%%

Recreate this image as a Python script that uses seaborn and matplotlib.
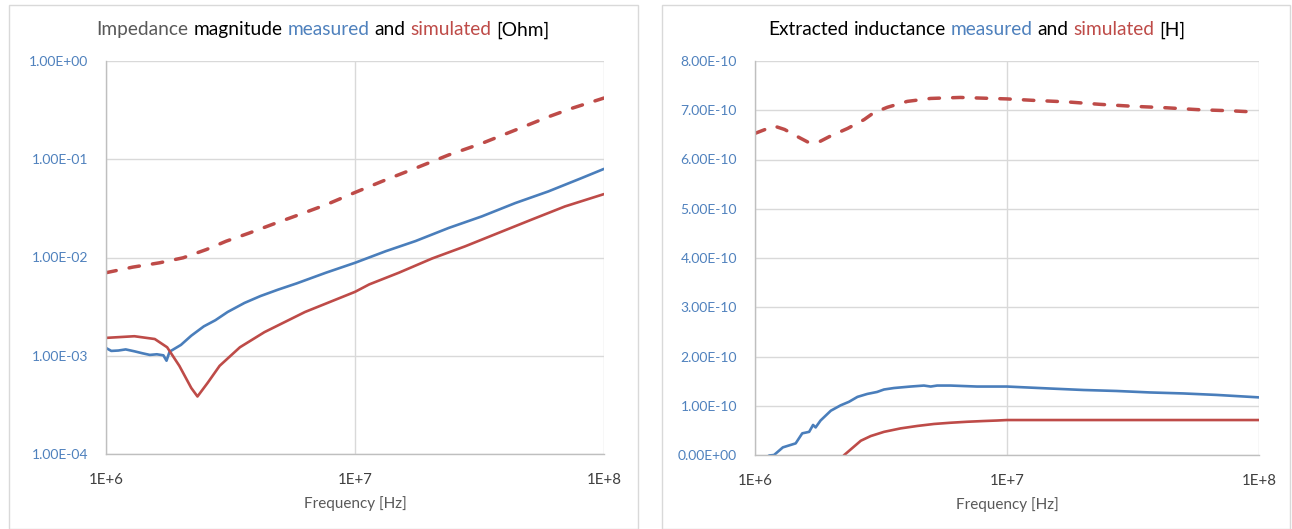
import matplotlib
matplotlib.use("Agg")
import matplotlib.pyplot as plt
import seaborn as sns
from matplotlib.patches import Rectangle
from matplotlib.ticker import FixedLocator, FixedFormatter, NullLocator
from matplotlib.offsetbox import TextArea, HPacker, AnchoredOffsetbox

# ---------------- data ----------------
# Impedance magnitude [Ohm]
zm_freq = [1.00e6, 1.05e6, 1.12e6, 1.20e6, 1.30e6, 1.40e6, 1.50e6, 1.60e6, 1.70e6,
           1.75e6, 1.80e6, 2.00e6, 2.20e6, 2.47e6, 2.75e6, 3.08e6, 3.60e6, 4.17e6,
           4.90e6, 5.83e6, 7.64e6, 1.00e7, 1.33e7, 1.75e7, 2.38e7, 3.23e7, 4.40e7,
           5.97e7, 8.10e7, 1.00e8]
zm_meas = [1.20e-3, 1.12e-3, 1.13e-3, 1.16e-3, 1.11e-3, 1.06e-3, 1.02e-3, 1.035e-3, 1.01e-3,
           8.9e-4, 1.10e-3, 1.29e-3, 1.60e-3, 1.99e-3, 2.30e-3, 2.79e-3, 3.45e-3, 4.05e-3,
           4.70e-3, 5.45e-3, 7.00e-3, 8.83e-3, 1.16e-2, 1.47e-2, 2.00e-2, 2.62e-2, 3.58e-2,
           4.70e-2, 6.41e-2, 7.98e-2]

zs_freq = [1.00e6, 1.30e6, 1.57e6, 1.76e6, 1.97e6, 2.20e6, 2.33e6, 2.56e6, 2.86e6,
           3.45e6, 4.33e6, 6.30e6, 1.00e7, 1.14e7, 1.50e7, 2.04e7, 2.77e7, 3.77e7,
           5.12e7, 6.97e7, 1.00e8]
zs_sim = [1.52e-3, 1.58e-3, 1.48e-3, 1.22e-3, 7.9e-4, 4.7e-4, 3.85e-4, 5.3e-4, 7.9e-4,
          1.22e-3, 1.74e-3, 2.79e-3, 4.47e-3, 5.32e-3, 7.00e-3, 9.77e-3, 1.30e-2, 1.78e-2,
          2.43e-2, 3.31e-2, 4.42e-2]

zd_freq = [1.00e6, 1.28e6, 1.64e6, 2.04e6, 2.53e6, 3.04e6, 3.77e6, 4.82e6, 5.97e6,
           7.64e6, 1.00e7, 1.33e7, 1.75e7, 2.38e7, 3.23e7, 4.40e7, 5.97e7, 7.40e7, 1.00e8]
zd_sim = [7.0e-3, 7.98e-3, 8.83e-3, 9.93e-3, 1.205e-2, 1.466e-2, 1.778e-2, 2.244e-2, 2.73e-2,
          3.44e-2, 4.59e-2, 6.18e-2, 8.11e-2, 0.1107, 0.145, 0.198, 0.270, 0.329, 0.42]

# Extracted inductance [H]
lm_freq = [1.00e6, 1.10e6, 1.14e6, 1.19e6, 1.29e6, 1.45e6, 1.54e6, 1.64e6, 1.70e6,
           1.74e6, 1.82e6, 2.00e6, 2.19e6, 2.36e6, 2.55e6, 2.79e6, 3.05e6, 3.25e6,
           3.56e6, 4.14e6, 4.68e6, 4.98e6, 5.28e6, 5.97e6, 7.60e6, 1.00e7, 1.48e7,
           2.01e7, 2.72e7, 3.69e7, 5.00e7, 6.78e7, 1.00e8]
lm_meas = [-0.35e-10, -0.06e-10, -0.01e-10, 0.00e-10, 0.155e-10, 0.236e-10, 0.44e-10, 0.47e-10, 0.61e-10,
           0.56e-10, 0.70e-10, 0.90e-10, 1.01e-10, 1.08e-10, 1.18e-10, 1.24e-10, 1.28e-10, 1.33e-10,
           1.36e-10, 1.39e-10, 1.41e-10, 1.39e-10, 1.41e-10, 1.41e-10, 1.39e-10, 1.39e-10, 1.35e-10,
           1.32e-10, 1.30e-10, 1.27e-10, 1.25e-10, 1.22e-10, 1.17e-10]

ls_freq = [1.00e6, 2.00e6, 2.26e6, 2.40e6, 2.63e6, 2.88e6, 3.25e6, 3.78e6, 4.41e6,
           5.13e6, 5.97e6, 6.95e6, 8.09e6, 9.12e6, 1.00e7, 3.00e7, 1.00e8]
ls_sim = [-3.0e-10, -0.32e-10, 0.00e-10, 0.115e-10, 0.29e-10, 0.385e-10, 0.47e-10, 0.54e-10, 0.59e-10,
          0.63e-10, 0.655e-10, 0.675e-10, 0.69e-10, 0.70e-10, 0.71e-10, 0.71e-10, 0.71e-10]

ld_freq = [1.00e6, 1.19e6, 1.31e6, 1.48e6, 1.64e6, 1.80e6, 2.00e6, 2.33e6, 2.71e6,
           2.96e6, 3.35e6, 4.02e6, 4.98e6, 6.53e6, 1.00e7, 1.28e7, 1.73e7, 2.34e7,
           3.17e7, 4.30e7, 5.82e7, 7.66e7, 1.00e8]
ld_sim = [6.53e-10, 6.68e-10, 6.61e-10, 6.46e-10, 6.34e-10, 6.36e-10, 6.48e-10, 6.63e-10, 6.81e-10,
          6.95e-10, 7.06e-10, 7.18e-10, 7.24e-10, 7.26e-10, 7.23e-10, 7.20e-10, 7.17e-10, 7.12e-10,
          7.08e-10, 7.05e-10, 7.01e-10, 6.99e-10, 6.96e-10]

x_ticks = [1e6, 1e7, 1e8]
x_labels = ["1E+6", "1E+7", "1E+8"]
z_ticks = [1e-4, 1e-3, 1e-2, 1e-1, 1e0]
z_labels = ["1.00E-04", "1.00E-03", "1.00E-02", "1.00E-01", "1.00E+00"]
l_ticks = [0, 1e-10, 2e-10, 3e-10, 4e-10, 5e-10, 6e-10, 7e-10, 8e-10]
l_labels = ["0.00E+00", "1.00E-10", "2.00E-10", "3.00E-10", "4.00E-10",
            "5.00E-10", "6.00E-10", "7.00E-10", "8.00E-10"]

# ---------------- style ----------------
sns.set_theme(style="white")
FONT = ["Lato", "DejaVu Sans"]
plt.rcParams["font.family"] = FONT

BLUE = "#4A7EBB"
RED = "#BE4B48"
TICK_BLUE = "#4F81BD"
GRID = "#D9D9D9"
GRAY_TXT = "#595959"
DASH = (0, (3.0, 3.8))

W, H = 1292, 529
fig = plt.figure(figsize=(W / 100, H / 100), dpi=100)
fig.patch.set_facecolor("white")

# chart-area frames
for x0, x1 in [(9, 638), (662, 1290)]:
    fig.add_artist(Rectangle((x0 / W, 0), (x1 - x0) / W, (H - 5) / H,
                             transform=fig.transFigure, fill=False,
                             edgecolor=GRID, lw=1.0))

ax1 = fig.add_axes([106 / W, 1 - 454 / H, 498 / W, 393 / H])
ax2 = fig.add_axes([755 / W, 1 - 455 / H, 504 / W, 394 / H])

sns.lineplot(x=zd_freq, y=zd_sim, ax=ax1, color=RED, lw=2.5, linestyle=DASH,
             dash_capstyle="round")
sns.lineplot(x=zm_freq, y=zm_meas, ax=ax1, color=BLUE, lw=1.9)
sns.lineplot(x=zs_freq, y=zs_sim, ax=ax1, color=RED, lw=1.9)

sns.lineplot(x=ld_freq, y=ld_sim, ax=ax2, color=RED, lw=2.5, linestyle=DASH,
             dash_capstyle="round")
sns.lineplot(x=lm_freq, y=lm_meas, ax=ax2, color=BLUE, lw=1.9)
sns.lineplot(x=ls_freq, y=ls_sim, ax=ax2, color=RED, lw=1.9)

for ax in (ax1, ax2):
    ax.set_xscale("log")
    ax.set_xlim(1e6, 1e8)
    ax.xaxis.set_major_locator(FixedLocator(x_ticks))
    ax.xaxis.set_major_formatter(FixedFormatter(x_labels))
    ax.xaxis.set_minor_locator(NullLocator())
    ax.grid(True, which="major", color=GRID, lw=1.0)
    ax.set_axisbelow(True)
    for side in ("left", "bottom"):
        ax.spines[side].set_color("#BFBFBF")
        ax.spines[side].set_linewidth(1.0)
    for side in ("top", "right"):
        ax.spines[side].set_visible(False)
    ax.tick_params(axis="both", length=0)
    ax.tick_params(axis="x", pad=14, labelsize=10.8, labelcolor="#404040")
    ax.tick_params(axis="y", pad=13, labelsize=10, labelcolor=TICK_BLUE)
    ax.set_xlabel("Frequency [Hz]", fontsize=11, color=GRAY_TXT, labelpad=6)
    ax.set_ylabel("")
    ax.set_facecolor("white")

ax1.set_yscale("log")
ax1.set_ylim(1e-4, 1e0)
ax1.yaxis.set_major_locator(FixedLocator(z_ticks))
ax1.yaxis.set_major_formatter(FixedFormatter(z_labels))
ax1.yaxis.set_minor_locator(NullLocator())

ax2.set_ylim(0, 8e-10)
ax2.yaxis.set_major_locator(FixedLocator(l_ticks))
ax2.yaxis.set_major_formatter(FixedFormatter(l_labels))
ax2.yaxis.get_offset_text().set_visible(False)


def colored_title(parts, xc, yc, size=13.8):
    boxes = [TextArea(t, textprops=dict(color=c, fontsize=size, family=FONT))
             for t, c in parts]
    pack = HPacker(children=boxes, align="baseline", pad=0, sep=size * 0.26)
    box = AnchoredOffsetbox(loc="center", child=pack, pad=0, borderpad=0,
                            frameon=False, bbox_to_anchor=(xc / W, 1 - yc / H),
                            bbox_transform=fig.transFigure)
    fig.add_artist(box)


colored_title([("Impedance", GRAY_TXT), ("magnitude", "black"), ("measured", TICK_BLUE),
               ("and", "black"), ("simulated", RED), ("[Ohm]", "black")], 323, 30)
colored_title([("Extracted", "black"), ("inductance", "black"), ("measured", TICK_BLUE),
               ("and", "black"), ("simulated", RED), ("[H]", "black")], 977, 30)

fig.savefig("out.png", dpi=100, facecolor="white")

%%

● **REQUIREMENT**
Leave out the pictures and restate, word for word, the lines from the top of the data through the line containing "4.70e-2, 6.41e-2, 7.98e-2]", both included.

● **FINAL RESULT**
Recreate this image as a Python script that uses seaborn and matplotlib.
import matplotlib
matplotlib.use("Agg")
import matplotlib.pyplot as plt
import seaborn as sns
from matplotlib.patches import Rectangle
from matplotlib.ticker import FixedLocator, FixedFormatter, NullLocator
from matplotlib.offsetbox import TextArea, HPacker, AnchoredOffsetbox

# ---------------- data ----------------
# Impedance magnitude [Ohm]
zm_freq = [1.00e6, 1.05e6, 1.12e6, 1.20e6, 1.30e6, 1.40e6, 1.50e6, 1.60e6, 1.70e6,
           1.75e6, 1.80e6, 2.00e6, 2.20e6, 2.47e6, 2.75e6, 3.08e6, 3.60e6, 4.17e6,
           4.90e6, 5.83e6, 7.64e6, 1.00e7, 1.33e7, 1.75e7, 2.38e7, 3.23e7, 4.40e7,
           5.97e7, 8.10e7, 1.00e8]
zm_meas = [1.20e-3, 1.12e-3, 1.13e-3, 1.16e-3, 1.11e-3, 1.06e-3, 1.02e-3, 1.035e-3, 1.01e-3,
           8.9e-4, 1.10e-3, 1.29e-3, 1.60e-3, 1.99e-3, 2.30e-3, 2.79e-3, 3.45e-3, 4.05e-3,
           4.70e-3, 5.45e-3, 7.00e-3, 8.83e-3, 1.16e-2, 1.47e-2, 2.00e-2, 2.62e-2, 3.58e-2,
           4.70e-2, 6.41e-2, 7.98e-2]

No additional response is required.